- [INFORMATION SHOWN]:
------------------------------------------------

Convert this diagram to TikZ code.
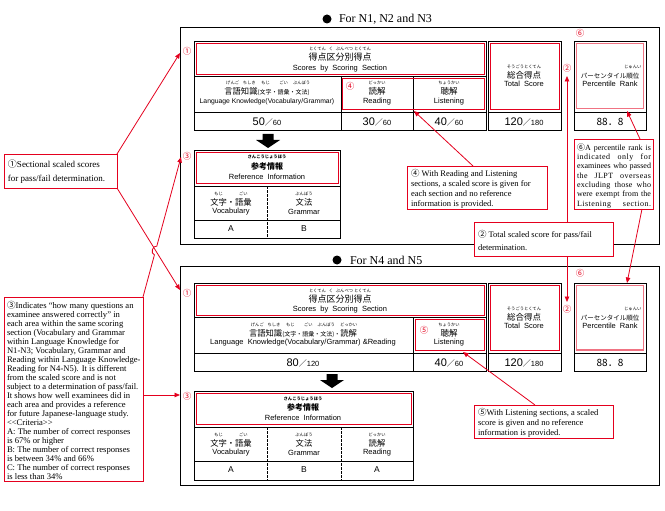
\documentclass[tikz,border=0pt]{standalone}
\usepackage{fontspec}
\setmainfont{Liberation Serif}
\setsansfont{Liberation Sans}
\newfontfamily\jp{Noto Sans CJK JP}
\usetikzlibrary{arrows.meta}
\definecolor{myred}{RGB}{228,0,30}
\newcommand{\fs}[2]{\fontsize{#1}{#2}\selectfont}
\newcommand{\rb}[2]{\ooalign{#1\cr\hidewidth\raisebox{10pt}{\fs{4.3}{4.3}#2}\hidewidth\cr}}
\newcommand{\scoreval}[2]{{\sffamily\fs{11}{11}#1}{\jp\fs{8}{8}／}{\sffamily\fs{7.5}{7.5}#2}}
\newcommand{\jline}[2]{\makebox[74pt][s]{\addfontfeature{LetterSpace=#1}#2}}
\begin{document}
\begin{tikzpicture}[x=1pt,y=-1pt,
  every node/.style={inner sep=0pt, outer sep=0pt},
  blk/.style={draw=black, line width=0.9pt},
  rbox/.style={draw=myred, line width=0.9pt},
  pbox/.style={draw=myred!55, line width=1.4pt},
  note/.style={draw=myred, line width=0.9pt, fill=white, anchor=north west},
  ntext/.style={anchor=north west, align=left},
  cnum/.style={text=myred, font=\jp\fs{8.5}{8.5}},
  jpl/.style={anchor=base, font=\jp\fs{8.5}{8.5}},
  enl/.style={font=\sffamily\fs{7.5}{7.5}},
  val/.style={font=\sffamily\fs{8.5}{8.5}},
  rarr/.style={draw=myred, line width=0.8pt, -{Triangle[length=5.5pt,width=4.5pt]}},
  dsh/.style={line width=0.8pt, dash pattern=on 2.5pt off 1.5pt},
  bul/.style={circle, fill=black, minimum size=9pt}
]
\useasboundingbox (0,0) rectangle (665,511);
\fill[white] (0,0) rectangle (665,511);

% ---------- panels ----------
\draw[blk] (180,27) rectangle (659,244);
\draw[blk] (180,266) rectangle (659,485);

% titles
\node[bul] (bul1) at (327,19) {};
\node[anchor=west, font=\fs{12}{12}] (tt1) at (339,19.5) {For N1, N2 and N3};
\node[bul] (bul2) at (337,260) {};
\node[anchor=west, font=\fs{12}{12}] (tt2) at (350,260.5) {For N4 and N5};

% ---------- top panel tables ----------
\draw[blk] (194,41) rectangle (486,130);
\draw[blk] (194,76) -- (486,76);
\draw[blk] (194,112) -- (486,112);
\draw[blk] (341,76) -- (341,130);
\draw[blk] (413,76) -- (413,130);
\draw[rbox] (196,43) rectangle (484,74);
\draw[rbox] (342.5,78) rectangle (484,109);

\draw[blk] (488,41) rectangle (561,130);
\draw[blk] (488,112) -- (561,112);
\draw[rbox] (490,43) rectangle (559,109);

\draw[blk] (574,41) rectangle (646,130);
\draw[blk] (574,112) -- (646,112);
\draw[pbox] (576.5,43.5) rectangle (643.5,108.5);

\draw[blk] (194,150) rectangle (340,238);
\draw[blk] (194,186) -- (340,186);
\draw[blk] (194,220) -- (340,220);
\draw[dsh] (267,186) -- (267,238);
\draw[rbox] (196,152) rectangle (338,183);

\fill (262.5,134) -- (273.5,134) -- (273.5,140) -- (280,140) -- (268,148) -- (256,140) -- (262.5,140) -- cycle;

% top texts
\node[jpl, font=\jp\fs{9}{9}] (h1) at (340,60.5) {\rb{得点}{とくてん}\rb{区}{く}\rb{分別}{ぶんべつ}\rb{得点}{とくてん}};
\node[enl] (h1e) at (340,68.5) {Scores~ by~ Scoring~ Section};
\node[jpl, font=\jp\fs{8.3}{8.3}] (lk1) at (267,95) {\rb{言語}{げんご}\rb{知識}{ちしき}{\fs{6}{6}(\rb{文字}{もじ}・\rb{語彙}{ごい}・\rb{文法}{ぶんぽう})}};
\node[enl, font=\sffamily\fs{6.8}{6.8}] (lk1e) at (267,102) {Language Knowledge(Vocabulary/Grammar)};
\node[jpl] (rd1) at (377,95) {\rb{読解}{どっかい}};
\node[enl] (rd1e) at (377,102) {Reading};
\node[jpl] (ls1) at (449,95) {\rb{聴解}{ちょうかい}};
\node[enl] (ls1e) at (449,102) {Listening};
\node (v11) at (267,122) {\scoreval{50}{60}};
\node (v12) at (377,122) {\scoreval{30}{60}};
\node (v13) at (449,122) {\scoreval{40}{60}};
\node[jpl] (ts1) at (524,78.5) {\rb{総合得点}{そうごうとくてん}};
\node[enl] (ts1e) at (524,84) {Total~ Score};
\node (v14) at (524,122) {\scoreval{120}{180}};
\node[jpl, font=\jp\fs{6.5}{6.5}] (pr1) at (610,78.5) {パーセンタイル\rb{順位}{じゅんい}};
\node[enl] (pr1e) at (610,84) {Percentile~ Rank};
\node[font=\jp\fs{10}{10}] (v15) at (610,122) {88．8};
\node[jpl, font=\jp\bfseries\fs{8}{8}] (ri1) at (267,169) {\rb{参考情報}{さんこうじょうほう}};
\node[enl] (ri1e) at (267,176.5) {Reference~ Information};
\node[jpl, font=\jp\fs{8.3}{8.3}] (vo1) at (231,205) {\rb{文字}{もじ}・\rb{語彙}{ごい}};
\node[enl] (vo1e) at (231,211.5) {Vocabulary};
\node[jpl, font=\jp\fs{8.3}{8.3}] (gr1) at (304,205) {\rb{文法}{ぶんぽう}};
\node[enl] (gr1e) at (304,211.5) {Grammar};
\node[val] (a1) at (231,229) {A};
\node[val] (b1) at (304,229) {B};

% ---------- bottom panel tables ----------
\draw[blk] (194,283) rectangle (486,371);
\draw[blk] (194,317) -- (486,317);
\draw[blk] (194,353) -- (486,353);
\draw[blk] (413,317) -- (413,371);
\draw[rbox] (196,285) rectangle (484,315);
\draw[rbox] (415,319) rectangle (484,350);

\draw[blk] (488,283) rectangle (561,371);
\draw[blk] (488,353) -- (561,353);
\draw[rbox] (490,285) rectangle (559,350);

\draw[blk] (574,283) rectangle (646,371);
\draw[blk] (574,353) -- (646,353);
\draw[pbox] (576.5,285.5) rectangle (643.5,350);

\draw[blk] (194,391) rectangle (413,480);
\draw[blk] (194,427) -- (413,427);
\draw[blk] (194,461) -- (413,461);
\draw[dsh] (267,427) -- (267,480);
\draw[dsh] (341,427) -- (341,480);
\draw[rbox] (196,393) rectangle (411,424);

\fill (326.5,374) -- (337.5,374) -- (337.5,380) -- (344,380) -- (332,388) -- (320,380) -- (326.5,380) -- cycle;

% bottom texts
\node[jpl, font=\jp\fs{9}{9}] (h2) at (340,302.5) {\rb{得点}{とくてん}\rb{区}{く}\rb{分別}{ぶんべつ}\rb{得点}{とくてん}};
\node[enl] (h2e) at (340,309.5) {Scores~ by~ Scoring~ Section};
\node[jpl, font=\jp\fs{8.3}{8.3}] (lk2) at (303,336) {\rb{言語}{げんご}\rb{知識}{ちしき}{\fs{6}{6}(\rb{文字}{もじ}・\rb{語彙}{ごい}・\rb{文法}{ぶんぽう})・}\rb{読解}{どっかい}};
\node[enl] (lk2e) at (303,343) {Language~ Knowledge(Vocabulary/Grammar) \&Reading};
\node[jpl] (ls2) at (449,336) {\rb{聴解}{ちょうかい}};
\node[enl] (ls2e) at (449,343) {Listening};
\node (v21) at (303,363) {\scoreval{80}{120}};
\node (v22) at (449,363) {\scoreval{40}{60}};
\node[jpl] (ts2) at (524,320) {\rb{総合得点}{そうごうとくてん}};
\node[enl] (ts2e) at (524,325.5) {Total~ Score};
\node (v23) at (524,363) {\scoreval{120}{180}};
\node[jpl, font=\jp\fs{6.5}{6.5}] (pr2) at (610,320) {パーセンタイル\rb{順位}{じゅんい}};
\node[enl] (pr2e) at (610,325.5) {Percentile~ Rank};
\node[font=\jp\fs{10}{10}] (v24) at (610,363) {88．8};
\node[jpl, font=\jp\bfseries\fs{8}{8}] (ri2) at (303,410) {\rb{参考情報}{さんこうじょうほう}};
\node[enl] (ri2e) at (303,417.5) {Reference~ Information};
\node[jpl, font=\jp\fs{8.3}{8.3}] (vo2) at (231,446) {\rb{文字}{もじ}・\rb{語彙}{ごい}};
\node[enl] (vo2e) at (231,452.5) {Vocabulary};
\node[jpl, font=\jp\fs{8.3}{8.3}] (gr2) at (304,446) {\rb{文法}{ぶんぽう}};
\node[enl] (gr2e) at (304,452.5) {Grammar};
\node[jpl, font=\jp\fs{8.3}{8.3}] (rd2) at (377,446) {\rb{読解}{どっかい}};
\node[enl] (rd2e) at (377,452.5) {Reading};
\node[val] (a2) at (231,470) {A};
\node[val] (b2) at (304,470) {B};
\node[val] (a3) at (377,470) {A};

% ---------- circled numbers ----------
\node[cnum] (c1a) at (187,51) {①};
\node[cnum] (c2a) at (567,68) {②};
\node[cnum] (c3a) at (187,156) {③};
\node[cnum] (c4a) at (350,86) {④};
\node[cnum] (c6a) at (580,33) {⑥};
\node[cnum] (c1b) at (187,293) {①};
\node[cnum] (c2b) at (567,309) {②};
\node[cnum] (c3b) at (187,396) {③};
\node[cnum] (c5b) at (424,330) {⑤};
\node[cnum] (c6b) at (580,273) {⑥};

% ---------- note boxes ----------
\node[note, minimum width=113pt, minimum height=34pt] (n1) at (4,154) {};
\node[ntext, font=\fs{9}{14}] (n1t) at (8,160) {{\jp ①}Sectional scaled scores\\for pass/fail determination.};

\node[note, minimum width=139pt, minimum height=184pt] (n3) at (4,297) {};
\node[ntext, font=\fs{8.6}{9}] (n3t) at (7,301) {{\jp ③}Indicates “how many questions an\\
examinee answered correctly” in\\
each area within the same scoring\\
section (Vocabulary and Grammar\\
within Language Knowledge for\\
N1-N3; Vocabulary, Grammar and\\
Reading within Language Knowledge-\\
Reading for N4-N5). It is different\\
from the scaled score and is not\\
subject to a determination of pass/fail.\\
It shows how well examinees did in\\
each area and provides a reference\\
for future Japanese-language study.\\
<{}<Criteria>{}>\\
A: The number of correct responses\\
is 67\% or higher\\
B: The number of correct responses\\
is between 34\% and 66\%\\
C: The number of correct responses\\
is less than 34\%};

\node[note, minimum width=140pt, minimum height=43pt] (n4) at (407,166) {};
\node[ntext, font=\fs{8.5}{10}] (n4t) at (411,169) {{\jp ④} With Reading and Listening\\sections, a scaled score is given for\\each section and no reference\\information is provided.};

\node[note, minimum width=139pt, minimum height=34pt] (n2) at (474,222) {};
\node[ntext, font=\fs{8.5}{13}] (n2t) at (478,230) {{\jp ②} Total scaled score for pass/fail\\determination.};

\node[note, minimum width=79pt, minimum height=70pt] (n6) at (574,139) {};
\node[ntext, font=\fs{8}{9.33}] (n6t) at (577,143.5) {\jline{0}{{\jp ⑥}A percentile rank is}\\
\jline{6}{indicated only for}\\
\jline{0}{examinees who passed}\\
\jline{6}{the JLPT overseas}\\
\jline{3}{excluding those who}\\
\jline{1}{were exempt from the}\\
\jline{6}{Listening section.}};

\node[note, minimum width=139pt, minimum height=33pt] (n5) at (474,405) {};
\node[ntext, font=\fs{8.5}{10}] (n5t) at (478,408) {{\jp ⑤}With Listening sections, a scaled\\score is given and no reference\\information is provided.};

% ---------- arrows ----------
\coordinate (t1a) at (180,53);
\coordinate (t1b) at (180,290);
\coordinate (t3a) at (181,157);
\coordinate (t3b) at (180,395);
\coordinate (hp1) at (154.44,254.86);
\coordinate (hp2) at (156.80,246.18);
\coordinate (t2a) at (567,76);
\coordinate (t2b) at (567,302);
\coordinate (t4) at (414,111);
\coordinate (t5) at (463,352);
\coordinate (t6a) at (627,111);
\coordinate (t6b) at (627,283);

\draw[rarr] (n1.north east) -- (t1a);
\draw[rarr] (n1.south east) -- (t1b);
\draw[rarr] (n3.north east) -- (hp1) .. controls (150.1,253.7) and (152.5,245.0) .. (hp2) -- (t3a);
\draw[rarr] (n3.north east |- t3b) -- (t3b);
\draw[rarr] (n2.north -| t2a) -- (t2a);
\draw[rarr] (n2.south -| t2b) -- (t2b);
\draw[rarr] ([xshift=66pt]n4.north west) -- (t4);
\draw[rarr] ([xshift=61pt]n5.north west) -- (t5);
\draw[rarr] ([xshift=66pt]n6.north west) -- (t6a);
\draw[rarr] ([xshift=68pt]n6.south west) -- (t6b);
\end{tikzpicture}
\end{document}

------------------------------------------------

- [REQUIREMENT]: Leave out any pictures, please, and quote only the lines from the top of the data through the line that contains "(576.5,43.5) rectangle (643.5,108.5);".

- [EXERCISE RESULT]:
Convert this diagram to TikZ code.
\documentclass[tikz,border=0pt]{standalone}
\usepackage{fontspec}
\setmainfont{Liberation Serif}
\setsansfont{Liberation Sans}
\newfontfamily\jp{Noto Sans CJK JP}
\usetikzlibrary{arrows.meta}
\definecolor{myred}{RGB}{228,0,30}
\newcommand{\fs}[2]{\fontsize{#1}{#2}\selectfont}
\newcommand{\rb}[2]{\ooalign{#1\cr\hidewidth\raisebox{10pt}{\fs{4.3}{4.3}#2}\hidewidth\cr}}
\newcommand{\scoreval}[2]{{\sffamily\fs{11}{11}#1}{\jp\fs{8}{8}／}{\sffamily\fs{7.5}{7.5}#2}}
\newcommand{\jline}[2]{\makebox[74pt][s]{\addfontfeature{LetterSpace=#1}#2}}
\begin{document}
\begin{tikzpicture}[x=1pt,y=-1pt,
  every node/.style={inner sep=0pt, outer sep=0pt},
  blk/.style={draw=black, line width=0.9pt},
  rbox/.style={draw=myred, line width=0.9pt},
  pbox/.style={draw=myred!55, line width=1.4pt},
  note/.style={draw=myred, line width=0.9pt, fill=white, anchor=north west},
  ntext/.style={anchor=north west, align=left},
  cnum/.style={text=myred, font=\jp\fs{8.5}{8.5}},
  jpl/.style={anchor=base, font=\jp\fs{8.5}{8.5}},
  enl/.style={font=\sffamily\fs{7.5}{7.5}},
  val/.style={font=\sffamily\fs{8.5}{8.5}},
  rarr/.style={draw=myred, line width=0.8pt, -{Triangle[length=5.5pt,width=4.5pt]}},
  dsh/.style={line width=0.8pt, dash pattern=on 2.5pt off 1.5pt},
  bul/.style={circle, fill=black, minimum size=9pt}
]
\useasboundingbox (0,0) rectangle (665,511);
\fill[white] (0,0) rectangle (665,511);

% ---------- panels ----------
\draw[blk] (180,27) rectangle (659,244);
\draw[blk] (180,266) rectangle (659,485);

% titles
\node[bul] (bul1) at (327,19) {};
\node[anchor=west, font=\fs{12}{12}] (tt1) at (339,19.5) {For N1, N2 and N3};
\node[bul] (bul2) at (337,260) {};
\node[anchor=west, font=\fs{12}{12}] (tt2) at (350,260.5) {For N4 and N5};

% ---------- top panel tables ----------
\draw[blk] (194,41) rectangle (486,130);
\draw[blk] (194,76) -- (486,76);
\draw[blk] (194,112) -- (486,112);
\draw[blk] (341,76) -- (341,130);
\draw[blk] (413,76) -- (413,130);
\draw[rbox] (196,43) rectangle (484,74);
\draw[rbox] (342.5,78) rectangle (484,109);

\draw[blk] (488,41) rectangle (561,130);
\draw[blk] (488,112) -- (561,112);
\draw[rbox] (490,43) rectangle (559,109);

\draw[blk] (574,41) rectangle (646,130);
\draw[blk] (574,112) -- (646,112);
\draw[pbox] (576.5,43.5) rectangle (643.5,108.5);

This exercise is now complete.